The Swiss film producer Walter Saxer made his first trip to the Amazonian jungle in Peru in 1977. He worked there for five years as the lead production manager for Werner Herzog’s Fitzcarraldo, which is well-known today for its troubled production history. As Saxer maneuvered the film’s heavy logistical demands—which included transporting a 320-ton steamship over a hill—he often had to cross a checkpoint at Sepa, an unorthodox penal colony along the Urubamba River.
Unlike in most prisons, Sepa’s 245 inmates lived in the open air, each allotted their own piece of land. Five years after Fitzcarraldo’s completion, in 1987, Saxer returned to Peru to make a documentary about Sepa and its residents, his sole effort as a director.
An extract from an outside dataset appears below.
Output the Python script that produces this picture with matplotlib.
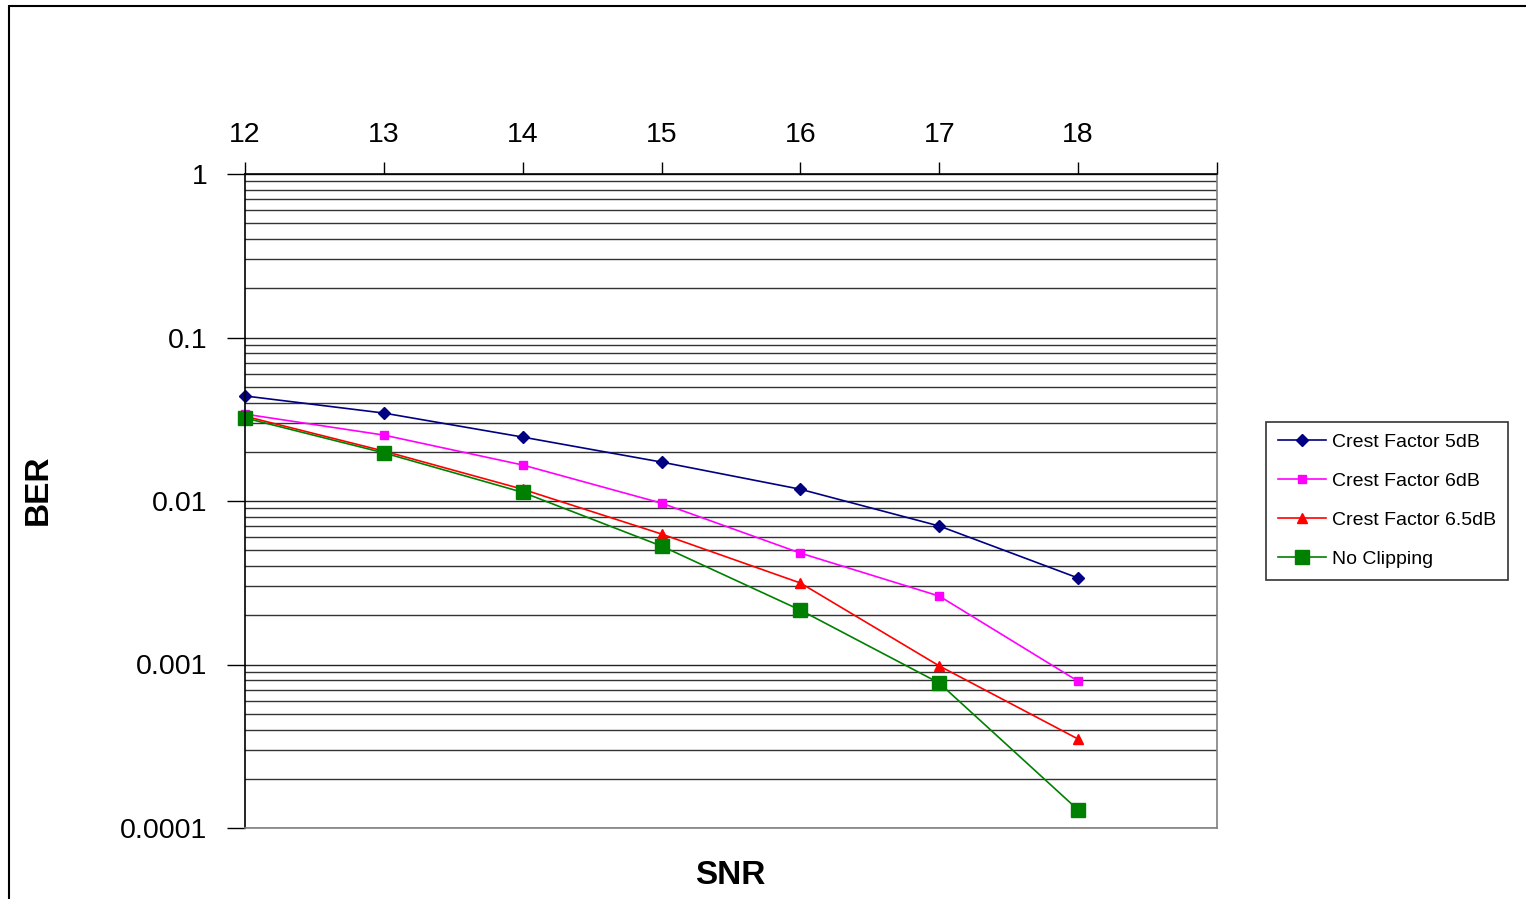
import matplotlib
matplotlib.use("Agg")
import matplotlib.pyplot as plt
from matplotlib.patches import Rectangle
from matplotlib.ticker import LogLocator, FixedLocator, NullFormatter, FixedFormatter

snr = [12, 13, 14, 15, 16, 17, 18]
cf5 = [0.0439, 0.0345, 0.0246, 0.0173, 0.0118, 0.00703, 0.00338]
cf6 = [0.0340, 0.0253, 0.0166, 0.0097, 0.0048, 0.00262, 0.00079]
cf65 = [0.0330, 0.0202, 0.0118, 0.00628, 0.00315, 0.00098, 0.00035]
noclip = [0.0322, 0.0197, 0.0113, 0.0053, 0.00215, 0.00077, 0.000129]
series_names = ["Crest Factor 5dB", "Crest Factor 6dB", "Crest Factor 6.5dB", "No Clipping"]
ytick_vals = [1, 0.1, 0.01, 0.001, 0.0001]
ytick_labels = ["1", "0.1", "0.01", "0.001", "0.0001"]

plt.rcParams['font.family'] = ['Liberation Sans', 'DejaVu Sans']

W, H = 1526, 899
fig = plt.figure(figsize=(W / 100, H / 100), dpi=100)
ax = fig.add_axes([245 / W, 1 - 828 / H, (1217 - 245) / W, (828 - 174) / H])

# outer frame
fig.patches.append(Rectangle((9 / W, -0.1), 1.2, 1 - 6 / H + 0.1, transform=fig.transFigure,
                             fill=False, edgecolor='black', lw=1.5))

ax.set_yscale('log')
ax.set_xlim(12, 19)
ax.set_ylim(1e-4, 1)

# gridlines
ax.yaxis.set_major_locator(FixedLocator(ytick_vals))
ax.yaxis.set_major_formatter(FixedFormatter(ytick_labels))
ax.yaxis.set_minor_locator(LogLocator(base=10, subs=range(2, 10)))
ax.yaxis.set_minor_formatter(NullFormatter())
ax.grid(True, which='major', axis='y', color='#222222', lw=1.0)
ax.grid(True, which='minor', axis='y', color='#333333', lw=1.0)
ax.tick_params(axis='y', which='minor', length=0)
ax.tick_params(axis='y', which='major', direction='out', length=13, width=1, pad=14,
               labelsize=20.5, colors='black')

ax.xaxis.tick_top()
ax.set_xticks(list(range(12, 20)))
ax.set_xticklabels([str(v) for v in snr] + [""])
ax.tick_params(axis='x', which='major', direction='out', length=9, width=1, pad=10,
               labelsize=20.5)

ax.spines['left'].set_color('black')
ax.spines['top'].set_color('black')
ax.spines['right'].set_color('#808080')
ax.spines['bottom'].set_color('#808080')
for s in ax.spines.values():
    s.set_linewidth(1.2)

h1, = ax.plot(snr, cf5, color='#000080', marker='D', ms=6.5, lw=1.2, label=series_names[0], clip_on=False)
h2, = ax.plot(snr, cf6, color='#FF00FF', marker='s', ms=6, lw=1.2, label=series_names[1], clip_on=False)
h3, = ax.plot(snr, cf65, color='#FF0000', marker='^', ms=7.5, lw=1.2, label=series_names[2], clip_on=False)
h4, = ax.plot(snr, noclip, color='#008000', marker='s', ms=10.5, lw=1.2, label=series_names[3], clip_on=False)

fig.text(730 / W, 1 - 875 / H, "SNR", fontsize=24, fontweight='bold', ha='center', va='center')
fig.text(38 / W, 1 - 490 / H, "BER", fontsize=24, fontweight='bold', ha='center', va='center',
         rotation=90)

leg = fig.legend(handles=[h1, h2, h3, h4], loc='upper left',
                 bbox_to_anchor=(1266 / W, 1 - 422 / H), bbox_transform=fig.transFigure,
                 borderaxespad=0, frameon=True, fancybox=False, fontsize=14,
                 handlelength=2.5, handletextpad=0.3, labelspacing=1.1, borderpad=0.6)
leg.get_frame().set_edgecolor('black')
leg.get_frame().set_linewidth(1.2)

fig.savefig("out.png", dpi=100)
The film sat in a closet for over 30 years before it was finally shown to the public, receiving a brief North American theatrical tour in October 2022.
In spite of its long-delayed release, this mesmerizing work remains timely and illustrative both for its subject matter and its mastery of documentary practice. It begins with disturbing news footage of the deadly March 1984 riots at El Sexto prison in Lima. We learn that severe overcrowding is the norm in Lima’s prisons — Lurigancho, for example, held over 7,000 inmates at the time of filming, despite only having a capacity for 1,500. The jail’s faceless concrete blocks gradually give way to an areal view of Peru’s vast jungle as the camera transports us to Sepa.
The warden, Don Elias, an easygoing man who refers to the prisoners as “Mis Ángelitos,” explains that Sepa covers 36,000 hectares of land, enough to house Peru’s entire prison population. When things heat up at Sexto or Lurigancho, prisoners are selected at random and sent to the outdoor penal colony. “How is the rehabilitation of inmates possible in prisons that are so overcrowded?” Elias asks. “If the prisons in Lima were…not the human sardine cans that they are, we wouldn’t have these problems.” The rest of the documentary makes a strong case that the effectiveness of prison rehabilitation is inextricable from the conditions of the prison itself.
Saxer understands our instinctive need to create a division between us—law-abiding citizens—and them — dangerous criminals. In the opening image, we see a tattooed prisoner looking directly at the camera. We hear Saxer speak in an uncomfortable voiceover (written by Peruvian novelist Mario Vargas Llosa) as if the prisoner weren’t standing there looking at us: “Why is he here?…All we know is that he is an ordinary prisoner.” In this way, Saxer addresses head-on our impulse to judge an inmate before we’ve learned the facts of their story, to objectify him as if he’s not only left mainstream society but the broader community of mankind itself.
Throughout the film, Saxer introduces each prisoner in a similar way. They speak directly to the camera and give us their name, nickname, crime, and sentence—the basic facts which might ordinarily be all we need to form an opinion. But those assumptions start to dissolve as we follow the different lives they lead: a farmer who lives with his children and was acquitted of his crime but still incarcerated; a garrulous, wild-mustached American who builds a home for himself where he intends to live at the end of his sentence; a young man with scars from his torture at the hands of Lurigancho prison officers.
We find ourselves forgetting their crimes and getting lost in their day-to-day environment, their personalities, and the pieces of their lives that are far removed from their crimes yet no less valid. The film’s beautifully rendered sound design further immerses us, surrounding us with the rain, the calls of roosters, the snorting of pigs, and the chirping of birds.
Sepa is not a paradise — as one inmate says, “It’s still a prison.” Because of corruption in Peru’s legal system, release papers often get lost. Many of Sepa’s inmates remain months and sometimes years past the completion of their sentences, stuck there in indefinite purgatory. This adds to the film’s dreamlike quality so that we wonder if this abandoned piece of the jungle where prisoners lived like freemen even really existed.
Sepa has been closed since 1993, but prisoners continue to suffer from overcrowding all over the world. We see that in the recent deaths of 39 people in a Ciudad Juarez migrant detention center. Those searching for ways to mitigate this crisis, or even just feel a little closer to the lives of incarcerated people, might find a good starting point in the improbable experiment that Saxer so beautifully captures.
What academic subjects would this film be suitable for?
It would be suitable for film studies departments, specifically looking at documentary practice — how documentary filmmakers approach their subjects. It would also be worthwhile for any academic subject to look at the literature on incarceration, also social science, and 20th Century History.
What public library shelves would this title be on?
Documentary, Latin American History, Criminal Justice.
What kind of film collection would this title be suitable for?
It would fit well not just with those studying criminal justice and prison psychology but for film and, especially, Werner Herzog enthusiasts, it would be a nice companion piece to Fitzcarraldo, showing a completely different but complementary side to the part of the world where that movie was famously made.